Blend Therapeutics, a biotech with ties to MIT serial entrepreneur Robert Langer, has hauled in $21 million in new financing to flesh out a novel approach to cancer treatment.
Headquartered in Watertown, MA, Blend is at work on an early-stage therapy that marries the proven benefits of antibody-drug conjugates (ADCs), designed to shuttle tumor-killing drugs to their desired targets, with nanoparticle technology that improves delivery. And the biotech's latest fundraise, a mix of equity and debt, will help it pay its way through preclinical development.
ADCs, which have been around for about 35 years, have notched some major successes in the clinic and on the market, using specifically targeted antibodies to dump cell-killing drugs on cancerous growths while sparing healthy tissues.
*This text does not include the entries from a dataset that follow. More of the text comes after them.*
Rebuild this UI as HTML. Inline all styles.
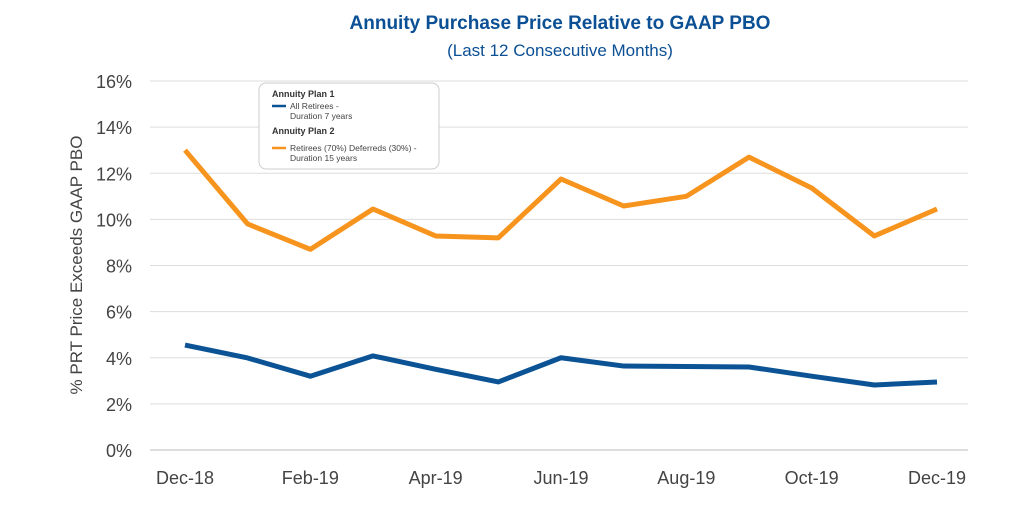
<!DOCTYPE html>
<html><head><meta charset="utf-8"><style>
body{margin:0;background:#fff;width:1024px;height:512px;overflow:hidden;font-family:"Liberation Sans",sans-serif}
</style></head><body>
<svg id="c" width="1024" height="512">
<text x="560" y="29" text-anchor="middle" font-size="19" font-weight="bold" fill="#0b4f94">Annuity Purchase Price Relative to GAAP PBO</text>
<text x="560" y="56" text-anchor="middle" font-size="17" fill="#0b4f94">(Last 12 Consecutive Months)</text>
<text transform="translate(82,265) rotate(-90)" text-anchor="middle" font-size="17" fill="#444">% PRT Price Exceeds GAAP PBO</text>
<g id="grid"></g><g id="lines"></g>
<g>
<rect x="259" y="83" width="180" height="86" rx="7" fill="#fff" stroke="#ccc"/>
<text x="272" y="97" font-size="9" font-weight="bold" fill="#333">Annuity Plan 1</text>
<line x1="272" x2="286" y1="106" y2="106" stroke="#0b5394" stroke-width="2.5"/>
<text x="290" y="109" font-size="8.5" fill="#444">All Retirees -</text>
<text x="290" y="119" font-size="8.5" fill="#444">Duration 7 years</text>
<text x="272" y="134" font-size="9" font-weight="bold" fill="#333">Annuity Plan 2</text>
<line x1="272" x2="286" y1="148" y2="148" stroke="#f7941d" stroke-width="2.5"/>
<text x="290" y="151" font-size="8.5" fill="#444">Retirees (70%) Deferreds (30%) -</text>
<text x="290" y="161" font-size="8.5" fill="#444">Duration 15 years</text>
</g>
</svg>
<script>
const months=["Dec-18","Jan-19","Feb-19","Mar-19","Apr-19","May-19","Jun-19","Jul-19","Aug-19","Sep-19","Oct-19","Nov-19","Dec-19"];
const plan1=[4.55,3.99,3.2,4.08,3.5,2.95,4.0,3.64,3.62,3.6,3.2,2.82,2.95];
const plan2=[13.0,9.8,8.7,10.45,9.28,9.2,11.75,10.58,11.0,12.7,11.36,9.28,10.45];
const yTicks=[0,2,4,6,8,10,12,14,16];
const NS="http://www.w3.org/2000/svg";
const x=i=>185+i*(937-185)/12, y=v=>450-v*(369/16);
const grid=document.getElementById('grid'), lines=document.getElementById('lines');
function mk(t,a,p){const e=document.createElementNS(NS,t);for(const k in a)e.setAttribute(k,a[k]);p.appendChild(e);return e;}
yTicks.forEach(v=>{
 const l=mk('line',{x1:150,x2:968,y1:y(v),y2:y(v),stroke:v===0?'#bbb':'#ddd','stroke-width':1},grid);
 
 
 const t=mk('text',{x:132,y:y(v)+7,'text-anchor':'end','font-size':18,fill:'#444'},grid);t.textContent=v+'%';
 
 
});
months.forEach((m,i)=>{if(i%2)return;
 const t=mk('text',{x:x(i),y:484,'text-anchor':'middle','font-size':18,fill:'#444'},grid);t.textContent=m;
 
 
});
[[plan2,'#f7941d','plan2-line'],[plan1,'#0b5394','plan1-line']].forEach(([d,c,n])=>{
 const p=mk('polyline',{points:d.map((v,i)=>x(i)+','+y(v)).join(' '),fill:'none',stroke:c,'stroke-width':5,'stroke-linejoin':'round'},lines);
 
 
});
</script>
</body></html>
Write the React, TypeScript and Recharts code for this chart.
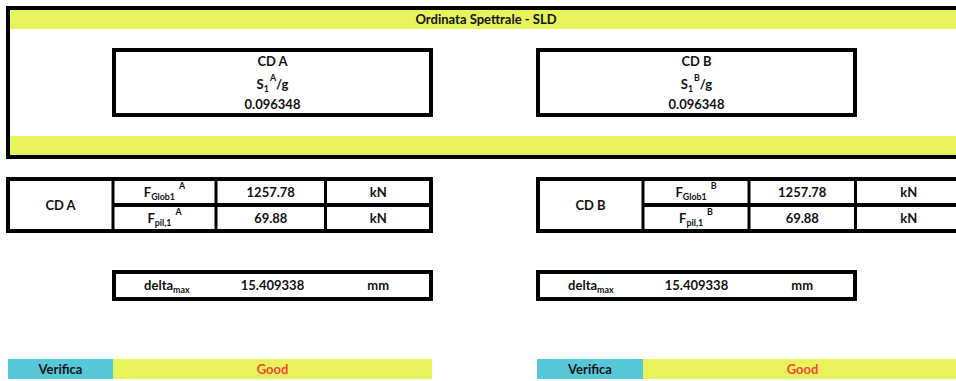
import { ComposedChart, XAxis, YAxis, ReferenceArea } from 'recharts';

// ---- content ----
const title = 'Ordinata Spettrale - SLD';
const zones = ['A', 'B'];
const zoneLabels = ['CD A', 'CD B'];
const spectralOrdinates = [0.096348, 0.096348];
const globalForces = [1257.78, 1257.78];
const pileForces = [69.88, 69.88];
const maxDisplacements = [15.409338, 15.409338];
const verdicts = ['Good', 'Good'];
const forceUnit = 'kN';
const dispUnit = 'mm';
const checkLabel = 'Verifica';

// ---- look ----
const W = 956;
const H = 381;
const FONT = 'Lato, "Open Sans", sans-serif';
const INK = '#111111';
const YELLOW = '#E8F25A';
const CYAN = '#56C8D7';
const RED = '#F4493A';

// sheet layout, in chart units (1 unit = 1 px)
const frame = { x1: 8, x2: 962, y1: 8, y2: 157 };
const bands = [[10, 29], [136, 155]];
const boxCols = [[114, 431], [538, 855]];
const boxRows = [[52, 70], [75, 93], [96, 113]];
const tableCols = [[8, 113, 216, 325.5, 431], [538, 643, 749, 855.5, 962]];
const tableRows = [179, 205, 231];
const deltaRows = [272, 299];
const checkCols = [[8, 113, 432], [537, 643, 962]];
const checkRows = [359, 379];

type Part = { t: string; s?: 'sub' | 'sup'; dx?: number };

function rich(cx: number, cy: number, parts: Part[], size = 13, fill = INK) {
  const shiftOf = (p: Part) => (p.s === 'sub' ? 3 : p.s === 'sup' ? -8 : 0);
  let prev = 0;
  return (
    <text
      x={cx}
      y={cy + size * 0.36}
      textAnchor="middle"
      fontFamily={FONT}
      fontWeight={700}
      fontSize={size}
      fill={fill}
    >
      {parts.map((p, i) => {
        const s = shiftOf(p);
        const dy = s - prev;
        prev = s;
        return (
          <tspan key={i} dy={dy} dx={p.dx ?? 0} fontSize={p.s ? size * 0.68 : size}>
            {p.t}
          </tspan>
        );
      })}
    </text>
  );
}

// a cell: filled rect (optional) with centred text, placed through the chart scales
function cell(key: string, x1: number, x2: number, y1: number, y2: number, fill: string, parts: Part[] | null, color = INK, size = 13) {
  return (
    <ReferenceArea
      key={key}
      x1={x1}
      x2={x2}
      y1={y1}
      y2={y2}
      ifOverflow="visible"
      shape={(p: any) => (
        <g>
          {fill !== 'none' && <rect x={p.x} y={p.y} width={p.width} height={p.height} fill={fill} />}
          {parts && rich(p.x + p.width / 2, p.y + p.height / 2, parts, size, color)}
        </g>
      )}
    />
  );
}

function frameRect(key: string, x1: number, x2: number, y1: number, y2: number, sw = 4) {
  return (
    <ReferenceArea
      key={key}
      x1={x1}
      x2={x2}
      y1={y1}
      y2={y2}
      ifOverflow="visible"
      shape={(p: any) => (
        <rect x={p.x} y={p.y} width={p.width} height={p.height} fill="none" stroke="#000" strokeWidth={sw} />
      )}
    />
  );
}

function lineRect(key: string, x1: number, x2: number, y1: number, y2: number) {
  return (
    <ReferenceArea
      key={key}
      x1={x1}
      x2={x2}
      y1={y1}
      y2={y2}
      ifOverflow="visible"
      shape={(p: any) => <rect x={p.x} y={p.y} width={p.width} height={p.height} fill="#000" />}
    />
  );
}

export default function App() {
  const items: any[] = [];

  // top frame with the two yellow bands
  items.push(cell('frame-bg', frame.x1, frame.x2, frame.y1, frame.y2, '#ffffff', null));
  bands.forEach(([a, b], i) =>
    items.push(cell(`band${i}`, 10, frame.x2, a, b, YELLOW, i === 0 ? [{ t: title }] : null)),
  );
  items.push(frameRect('frame', frame.x1, frame.x2, frame.y1, frame.y2));

  zones.forEach((z, i) => {
    // spectral ordinate box
    const [bx1, bx2] = boxCols[i];
    items.push(cell(`sb${i}-0`, bx1, bx2, boxRows[0][0], boxRows[0][1], 'none', [{ t: zoneLabels[i] }]));
    items.push(
      cell(`sb${i}-1`, bx1, bx2, boxRows[1][0], boxRows[1][1], 'none', [
        { t: 'S' },
        { t: '1', s: 'sub' },
        { t: z, s: 'sup', dx: 1 },
        { t: '/g' },
      ]),
    );
    items.push(cell(`sb${i}-2`, bx1, bx2, boxRows[2][0], boxRows[2][1], 'none', [{ t: String(spectralOrdinates[i]) }]));
    items.push(frameRect(`sbf${i}`, bx1, bx2, 50, 115));

    // force table
    const c = tableCols[i];
    const [r0, r1, r2] = tableRows;
    items.push(cell(`t${i}-cd`, c[0], c[1], r0, r2, '#ffffff', [{ t: zoneLabels[i] }]));
    items.push(
      cell(`t${i}-f1`, c[1], c[2], r0, r1, '#ffffff', [
        { t: 'F' },
        { t: 'Glob1', s: 'sub' },
        { t: z, s: 'sup', dx: 4 },
      ]),
    );
    items.push(
      cell(`t${i}-f2`, c[1], c[2], r1, r2, '#ffffff', [
        { t: 'F' },
        { t: 'pil,1', s: 'sub' },
        { t: z, s: 'sup', dx: 4 },
      ]),
    );
    items.push(cell(`t${i}-v1`, c[2], c[3], r0, r1, '#ffffff', [{ t: String(globalForces[i]) }]));
    items.push(cell(`t${i}-v2`, c[2], c[3], r1, r2, '#ffffff', [{ t: String(pileForces[i]) }]));
    items.push(cell(`t${i}-u1`, c[3], c[4], r0, r1, '#ffffff', [{ t: forceUnit }]));
    items.push(cell(`t${i}-u2`, c[3], c[4], r1, r2, '#ffffff', [{ t: forceUnit }]));
    items.push(lineRect(`t${i}-h`, c[1], c[4], r1 - 2, r1 + 2));
    [1, 2, 3].forEach((k) => items.push(lineRect(`t${i}-v${k}`, c[k] - 1.5, c[k] + 1.5, r0, r2)));
    items.push(frameRect(`tf${i}`, c[0], c[4], r0, r2));

    // max displacement box
    const [d0, d1] = deltaRows;
    const third = (bx2 - bx1) / 3;
    items.push(cell(`d${i}-l`, bx1, bx1 + third, d0, d1, '#ffffff', [{ t: 'delta' }, { t: 'max', s: 'sub' }]));
    items.push(cell(`d${i}-v`, bx1 + third, bx1 + 2 * third, d0, d1, '#ffffff', [{ t: String(maxDisplacements[i]) }]));
    items.push(cell(`d${i}-u`, bx1 + 2 * third, bx2, d0, d1, '#ffffff', [{ t: dispUnit }]));
    items.push(frameRect(`df${i}`, bx1, bx2, d0, d1));

    // check row
    const k = checkCols[i];
    items.push(cell(`c${i}-l`, k[0], k[1], checkRows[0], checkRows[1], CYAN, [{ t: checkLabel }]));
    items.push(cell(`c${i}-r`, k[1], k[2], checkRows[0], checkRows[1], YELLOW, [{ t: verdicts[i] }], RED));
  });

  return (
    <div style={{ position: 'absolute', left: 0, top: 0, width: W, height: H, background: '#fff' }}>
      <ComposedChart width={W} height={H} data={[]} margin={{ top: 0, right: 0, bottom: 0, left: 0 }}>
        <XAxis type="number" dataKey="x" domain={[0, W]} hide allowDataOverflow />
        <YAxis type="number" dataKey="y" domain={[0, H]} reversed hide allowDataOverflow />
        {items}
      </ComposedChart>
    </div>
  );
}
However, getting high concentrations of such large molecules into solid tumors has proven difficult for many drug developers, Blend R&D chief Richard Wooster said, leading to the invention of shrunken-down antibodies that can better penetrate cancerous tissues. But those smaller agents have shorter half-lives than their bigger counterparts, Wooster said, leading to efficacy issues when they're swept out of the bloodstream before they can make a meaningful difference.
That's where Blend's platform, called Pentarin, stands out. The company's technology takes miniaturized biologic drug conjugates (mBDCs)--which are essentially scaled-down ADCs--and encapsulates them in a nanoparticle coating designed to stick around in the body, creating a hybrid treatment that can succeed where past therapies have failed. The result, Blend believes, is a novel class of cancer drugs.
The biotech's lead Pentarin program is BTP-277, which Wooster said has shown "very strong and exciting efficacy" in preclinical animal studies. The Blend expects to kick off IND-enabling studies before the middle of the year, clearing the way for clinical trials thereafter.
And beyond developing its top prospect, Blend has spent the last 18 months polishing up the Pentarin platform so that it can be engineered to home in on other antigens. In tandem with its latest fundraise, the company in-licensed some new targeting ligands that expand the applications for Pentarin, cofounder and Chairman Omid Farokhzad said, and Blend is in the midst of meetings with potential partners looking to cut in on the technology.
All of the biotech's previous investors, including New Enterprise Associates and Flagship Ventures, joined in on the latest fundraise. Outside of its Pentarin-focused plans, Blend is earmarking some of the funds for BTP-114, a platinum-based cancer treatment slated to start clinical trials in 2015.